Channel 7 Is Abuzz That Anchor Queen Diana Lewis Is Calling It Quits..

July 25, 2012, 2:32 PM by  Bill McGraw

UPDATE: A few hours after Deadline Detroit broke the news of Diana Lewis' retirement, WXYZ-TV announced it in a story on its web site Wednesday.

One of Detroit’s TV newsrooms is talking about a big personnel change.

The buzz is happening at Broadcast House in Southfield, home of WXYZ, where staffers are saying it appears Diana Lewis is preparing to retire after a long and notable career on TV and in movies. They say she has talked to management about the possibility of accelerating her retirement schedule, and her last newscast could take place in the coming weeks. 

Nobody will talk about it officially. Neither Lewis nor station vice president and general manager Ed Fernandez returned several requests for comment over the past two days.

Lewis, who began anchoring at WXYZ-TV  July 4, 1977, is the dean of Detroit anchors, edging out WDIV's Carmen Harlan by several months, though Lewis took some time off in the 1980s.

In serving as  Channel 7’s reassuring, steady, no-nonsense anchorwoman, she has brought two generations of Detroiters such news as the first re-election of Mayor Coleman Young, some of the original Oakland County Child Killer incidents and the 1980 Republican National Convention in Detroit. She also has been a mainstay of local charities and the recipient of countless awards. She was always a Detroit booster, even at the city's lowest moments over the past 35 years.

Lewis notably teamed with the bombastic Bill Bonds as well as her own daughter, Glenda Lewis, who is a Channel 7 reporter and anchor. They shared the anchor desk on the night before Mother's Day, 2004, and were reportedly the first mother-daughter anchor duo on American TV.

Bonds, reached at his home this week, said he was "under the weather" and wouldn't be able to comment at length for two weeks. 

"We had a great relationship," he said. "Give my love to Diana."

Glenda Lewis did not respond to an email asking for comment. 

In May, as if to tie up a loose end, Lewis journeyed to Atlanta to do an emotional story about a man who stepped forward and saved her from a mugging, or worse, near the CNN studios in 1986.

"I hollered out, 'Dear God help me, please someone help me,'” she said on the report. 

Lewis called the anonymous stranger who saved her "an angel," and she asked viewers to help find him. It is unclear if she received any tips.

Lewis grew up outside of Philadelphia and started her career in 1968 on "Black Book," a show about the African American community, at WPVI-TV in Philadelphia. Four years later, she moved into news, first in Philadelphia and then in Hollywood, where she worked as a weekend anchor and consumer reporter, becoming a celebrity in her own right.
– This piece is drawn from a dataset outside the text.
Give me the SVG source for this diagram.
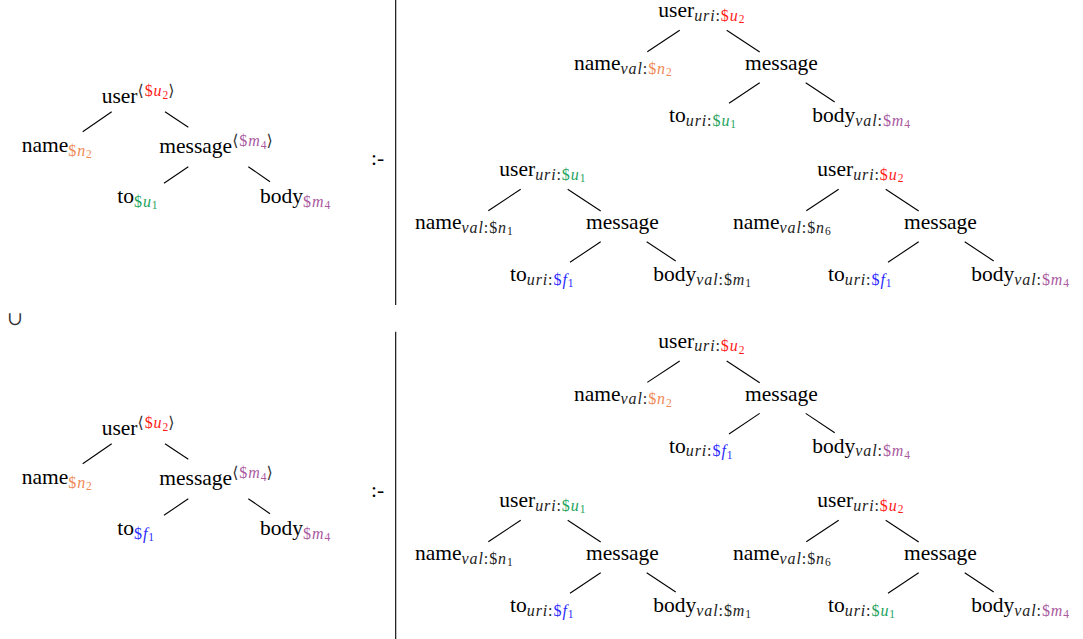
<svg xmlns="http://www.w3.org/2000/svg" width="1083" height="639" viewBox="0 0 1083 639">
<style>
.t{font-family:"Liberation Serif","DejaVu Serif",serif;font-size:21.5px;fill:#000}
.s{font-size:16px;letter-spacing:0.9px}
.ss{font-size:11.5px}
.i{font-style:italic}
.k{fill:#222}
.r{fill:#ff1a1a}
.g{fill:#22a35c}
.o{fill:#f08a55}
.p{fill:#aa5aa0}
.b{fill:#2b2bff}
.br{fill:#333}
.cn line{stroke:#000;stroke-width:1.1}
.sep{stroke:#000;stroke-width:1.1}
</style>
<rect width="1083" height="639" fill="#fff"/>

<!-- separators -->
<line class="sep" x1="395.7" y1="0" x2="395.7" y2="305"/>
<line class="sep" x1="395.7" y1="331.7" x2="395.7" y2="639"/>
<text class="t" x="371" y="165">:-</text>
<text class="t" x="371" y="497">:-</text>
<text x="7" y="325" style="font-family:'DejaVu Serif',serif;font-size:19px;fill:#333">∪</text>

<!-- left tree upper -->
<g id="lhs1">
  <g id="lhs1-user"><text class="t" x="101.7" y="103">user<tspan class="s br" dy="-7">⟨</tspan><tspan class="s r">$</tspan><tspan class="s i r">u</tspan><tspan class="ss r" dy="2.5">2</tspan><tspan class="s br" dy="-2.5">⟩</tspan></text></g>
  <g id="lhs1-name"><text class="t" x="21.7" y="152">name<tspan class="s o" dy="3.5">$</tspan><tspan class="s i o">n</tspan><tspan class="ss o" dy="2.5">2</tspan></text></g>
  <g id="lhs1-message"><text class="t" x="159.3" y="153">message<tspan class="s br" dy="-7">⟨</tspan><tspan class="s p">$</tspan><tspan class="s i p">m</tspan><tspan class="ss p" dy="2.5">4</tspan><tspan class="s br" dy="-2.5">⟩</tspan></text></g>
  <g id="lhs1-to"><text class="t" x="117.3" y="203">to<tspan class="s g" dy="3.5">$</tspan><tspan class="s i g">u</tspan><tspan class="ss g" dy="2.5">1</tspan></text></g>
  <g id="lhs1-body"><text class="t" x="260" y="203">body<tspan class="s p" dy="3.5">$</tspan><tspan class="s i p">m</tspan><tspan class="ss p" dy="2.5">4</tspan></text></g>
  <g class="cn">
    <line x1="111.7" y1="111.7" x2="82.7" y2="131.7"/>
    <line x1="165" y1="111.7" x2="188.3" y2="127.3"/>
    <line x1="188.3" y1="166.7" x2="164" y2="183.3"/>
    <line x1="248.3" y1="166.7" x2="270" y2="181.7"/>
  </g>
</g>

<!-- left tree lower -->
<g id="lhs2" transform="translate(0,332)">
  <g id="lhs2-user"><text class="t" x="101.7" y="103">user<tspan class="s br" dy="-7">⟨</tspan><tspan class="s r">$</tspan><tspan class="s i r">u</tspan><tspan class="ss r" dy="2.5">2</tspan><tspan class="s br" dy="-2.5">⟩</tspan></text></g>
  <g id="lhs2-name"><text class="t" x="21.7" y="152">name<tspan class="s o" dy="3.5">$</tspan><tspan class="s i o">n</tspan><tspan class="ss o" dy="2.5">2</tspan></text></g>
  <g id="lhs2-message"><text class="t" x="159.3" y="153">message<tspan class="s br" dy="-7">⟨</tspan><tspan class="s p">$</tspan><tspan class="s i p">m</tspan><tspan class="ss p" dy="2.5">4</tspan><tspan class="s br" dy="-2.5">⟩</tspan></text></g>
  <g id="lhs2-to"><text class="t" x="117.3" y="203">to<tspan class="s b" dy="3.5">$</tspan><tspan class="s i b">f</tspan><tspan class="ss b" dy="2.5">1</tspan></text></g>
  <g id="lhs2-body"><text class="t" x="260" y="203">body<tspan class="s p" dy="3.5">$</tspan><tspan class="s i p">m</tspan><tspan class="ss p" dy="2.5">4</tspan></text></g>
  <g class="cn">
    <line x1="111.7" y1="111.7" x2="82.7" y2="131.7"/>
    <line x1="165" y1="111.7" x2="188.3" y2="127.3"/>
    <line x1="188.3" y1="166.7" x2="164" y2="183.3"/>
    <line x1="248.3" y1="166.7" x2="270" y2="181.7"/>
  </g>
</g>

<!-- right trees -->
<g id="t1" transform="translate(159,-159)">
  <g id="t1-user"><text class="t" x="499.3" y="176">user<tspan class="s i k" dy="3.5">uri</tspan><tspan class="s k">:</tspan><tspan class="s r">$</tspan><tspan class="s i r">u</tspan><tspan class="ss r" dy="2.5">2</tspan></text></g>
  <g id="t1-name"><text class="t" x="415" y="229">name<tspan class="s i k" dy="3.5">val</tspan><tspan class="s k">:</tspan><tspan class="s o">$</tspan><tspan class="s i o">n</tspan><tspan class="ss o" dy="2.5">2</tspan></text></g>
  <g id="t1-message"><text class="t" x="586" y="229">message</text></g>
  <g id="t1-to"><text class="t" x="510" y="281">to<tspan class="s i k" dy="3.5">uri</tspan><tspan class="s k">:</tspan><tspan class="s g">$</tspan><tspan class="s i g">u</tspan><tspan class="ss g" dy="2.5">1</tspan></text></g>
  <g id="t1-body"><text class="t" x="653.3" y="281">body<tspan class="s i k" dy="3.5">val</tspan><tspan class="s k">:</tspan><tspan class="s p">$</tspan><tspan class="s i p">m</tspan><tspan class="ss p" dy="2.5">4</tspan></text></g>
  <g class="cn">
    <line x1="520.7" y1="189.3" x2="488.3" y2="210.7"/>
    <line x1="567.7" y1="189.3" x2="600.7" y2="211"/>
    <line x1="600.7" y1="241.7" x2="570" y2="262.3"/>
    <line x1="646.7" y1="241.7" x2="675.7" y2="261"/>
  </g>
</g>

<g id="t2">
  <g id="t2-user"><text class="t" x="499.3" y="176">user<tspan class="s i k" dy="3.5">uri</tspan><tspan class="s k">:</tspan><tspan class="s g">$</tspan><tspan class="s i g">u</tspan><tspan class="ss g" dy="2.5">1</tspan></text></g>
  <g id="t2-name"><text class="t" x="415" y="229">name<tspan class="s i k" dy="3.5">val</tspan><tspan class="s k">:$</tspan><tspan class="s i k">n</tspan><tspan class="ss k" dy="2.5">1</tspan></text></g>
  <g id="t2-message"><text class="t" x="586" y="229">message</text></g>
  <g id="t2-to"><text class="t" x="510" y="281">to<tspan class="s i k" dy="3.5">uri</tspan><tspan class="s k">:</tspan><tspan class="s b">$</tspan><tspan class="s i b">f</tspan><tspan class="ss b" dy="2.5">1</tspan></text></g>
  <g id="t2-body"><text class="t" x="653.3" y="281">body<tspan class="s i k" dy="3.5">val</tspan><tspan class="s k">:$</tspan><tspan class="s i k">m</tspan><tspan class="ss k" dy="2.5">1</tspan></text></g>
  <g class="cn">
    <line x1="520.7" y1="189.3" x2="488.3" y2="210.7"/>
    <line x1="567.7" y1="189.3" x2="600.7" y2="211"/>
    <line x1="600.7" y1="241.7" x2="570" y2="262.3"/>
    <line x1="646.7" y1="241.7" x2="675.7" y2="261"/>
  </g>
</g>

<g id="t3" transform="translate(318,0)">
  <g id="t3-user"><text class="t" x="499.3" y="176">user<tspan class="s i k" dy="3.5">uri</tspan><tspan class="s k">:</tspan><tspan class="s r">$</tspan><tspan class="s i r">u</tspan><tspan class="ss r" dy="2.5">2</tspan></text></g>
  <g id="t3-name"><text class="t" x="415" y="229">name<tspan class="s i k" dy="3.5">val</tspan><tspan class="s k">:$</tspan><tspan class="s i k">n</tspan><tspan class="ss k" dy="2.5">6</tspan></text></g>
  <g id="t3-message"><text class="t" x="586" y="229">message</text></g>
  <g id="t3-to"><text class="t" x="510" y="281">to<tspan class="s i k" dy="3.5">uri</tspan><tspan class="s k">:</tspan><tspan class="s b">$</tspan><tspan class="s i b">f</tspan><tspan class="ss b" dy="2.5">1</tspan></text></g>
  <g id="t3-body"><text class="t" x="653.3" y="281">body<tspan class="s i k" dy="3.5">val</tspan><tspan class="s k">:</tspan><tspan class="s p">$</tspan><tspan class="s i p">m</tspan><tspan class="ss p" dy="2.5">4</tspan></text></g>
  <g class="cn">
    <line x1="520.7" y1="189.3" x2="488.3" y2="210.7"/>
    <line x1="567.7" y1="189.3" x2="600.7" y2="211"/>
    <line x1="600.7" y1="241.7" x2="570" y2="262.3"/>
    <line x1="646.7" y1="241.7" x2="675.7" y2="261"/>
  </g>
</g>

<g id="t4" transform="translate(159,171.7)">
  <g id="t4-user"><text class="t" x="499.3" y="176">user<tspan class="s i k" dy="3.5">uri</tspan><tspan class="s k">:</tspan><tspan class="s r">$</tspan><tspan class="s i r">u</tspan><tspan class="ss r" dy="2.5">2</tspan></text></g>
  <g id="t4-name"><text class="t" x="415" y="229">name<tspan class="s i k" dy="3.5">val</tspan><tspan class="s k">:</tspan><tspan class="s o">$</tspan><tspan class="s i o">n</tspan><tspan class="ss o" dy="2.5">2</tspan></text></g>
  <g id="t4-message"><text class="t" x="586" y="229">message</text></g>
  <g id="t4-to"><text class="t" x="510" y="281">to<tspan class="s i k" dy="3.5">uri</tspan><tspan class="s k">:</tspan><tspan class="s b">$</tspan><tspan class="s i b">f</tspan><tspan class="ss b" dy="2.5">1</tspan></text></g>
  <g id="t4-body"><text class="t" x="653.3" y="281">body<tspan class="s i k" dy="3.5">val</tspan><tspan class="s k">:</tspan><tspan class="s p">$</tspan><tspan class="s i p">m</tspan><tspan class="ss p" dy="2.5">4</tspan></text></g>
  <g class="cn">
    <line x1="520.7" y1="189.3" x2="488.3" y2="210.7"/>
    <line x1="567.7" y1="189.3" x2="600.7" y2="211"/>
    <line x1="600.7" y1="241.7" x2="570" y2="262.3"/>
    <line x1="646.7" y1="241.7" x2="675.7" y2="261"/>
  </g>
</g>

<g id="t5" transform="translate(0,331)">
  <g id="t5-user"><text class="t" x="499.3" y="176">user<tspan class="s i k" dy="3.5">uri</tspan><tspan class="s k">:</tspan><tspan class="s g">$</tspan><tspan class="s i g">u</tspan><tspan class="ss g" dy="2.5">1</tspan></text></g>
  <g id="t5-name"><text class="t" x="415" y="229">name<tspan class="s i k" dy="3.5">val</tspan><tspan class="s k">:$</tspan><tspan class="s i k">n</tspan><tspan class="ss k" dy="2.5">1</tspan></text></g>
  <g id="t5-message"><text class="t" x="586" y="229">message</text></g>
  <g id="t5-to"><text class="t" x="510" y="281">to<tspan class="s i k" dy="3.5">uri</tspan><tspan class="s k">:</tspan><tspan class="s b">$</tspan><tspan class="s i b">f</tspan><tspan class="ss b" dy="2.5">1</tspan></text></g>
  <g id="t5-body"><text class="t" x="653.3" y="281">body<tspan class="s i k" dy="3.5">val</tspan><tspan class="s k">:$</tspan><tspan class="s i k">m</tspan><tspan class="ss k" dy="2.5">1</tspan></text></g>
  <g class="cn">
    <line x1="520.7" y1="189.3" x2="488.3" y2="210.7"/>
    <line x1="567.7" y1="189.3" x2="600.7" y2="211"/>
    <line x1="600.7" y1="241.7" x2="570" y2="262.3"/>
    <line x1="646.7" y1="241.7" x2="675.7" y2="261"/>
  </g>
</g>

<g id="t6" transform="translate(318,331)">
  <g id="t6-user"><text class="t" x="499.3" y="176">user<tspan class="s i k" dy="3.5">uri</tspan><tspan class="s k">:</tspan><tspan class="s r">$</tspan><tspan class="s i r">u</tspan><tspan class="ss r" dy="2.5">2</tspan></text></g>
  <g id="t6-name"><text class="t" x="415" y="229">name<tspan class="s i k" dy="3.5">val</tspan><tspan class="s k">:$</tspan><tspan class="s i k">n</tspan><tspan class="ss k" dy="2.5">6</tspan></text></g>
  <g id="t6-message"><text class="t" x="586" y="229">message</text></g>
  <g id="t6-to"><text class="t" x="510" y="281">to<tspan class="s i k" dy="3.5">uri</tspan><tspan class="s k">:</tspan><tspan class="s g">$</tspan><tspan class="s i g">u</tspan><tspan class="ss g" dy="2.5">1</tspan></text></g>
  <g id="t6-body"><text class="t" x="653.3" y="281">body<tspan class="s i k" dy="3.5">val</tspan><tspan class="s k">:</tspan><tspan class="s p">$</tspan><tspan class="s i p">m</tspan><tspan class="ss p" dy="2.5">4</tspan></text></g>
  <g class="cn">
    <line x1="520.7" y1="189.3" x2="488.3" y2="210.7"/>
    <line x1="567.7" y1="189.3" x2="600.7" y2="211"/>
    <line x1="600.7" y1="241.7" x2="570" y2="262.3"/>
    <line x1="646.7" y1="241.7" x2="675.7" y2="261"/>
  </g>
</g>
</svg>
Film producers saw something in her style, and she appeared in “Rocky" and "Rocky 5," and on such TV shows as "The Twilight Zone," "Hunter," "The Gary Shandling Show," "Murder, She Wrote" and "The Million Dollar Caper."

Channel 7 has seen two other longtime personalities depart in the past two years, weatherman Jerry Hodak and sportscaster Don Shane.

Some factoids about Diana Lewis:

She has known her husband, Glenn, since nursery school. They dated in high school, when he was a basketball star and Diana was a cheerleader.

She got her big break at a Philadelphia TV station when she filled in on the air for a guest who had become sick. The guest was author Maya Angelou.

She once opened a can of refried beans right off the shelf and showed on camera that it was loaded with prickly burrs.

She provided emotional and financial support to a young Vietnamese girl in Los Angeles, whom she met while covering a refugee story in the 1970s. The girl later graduated from Stanford.

She is friends with Regis Philbin.

She turned down a starring role in the movie “Mandingo” because it called for a nude scene.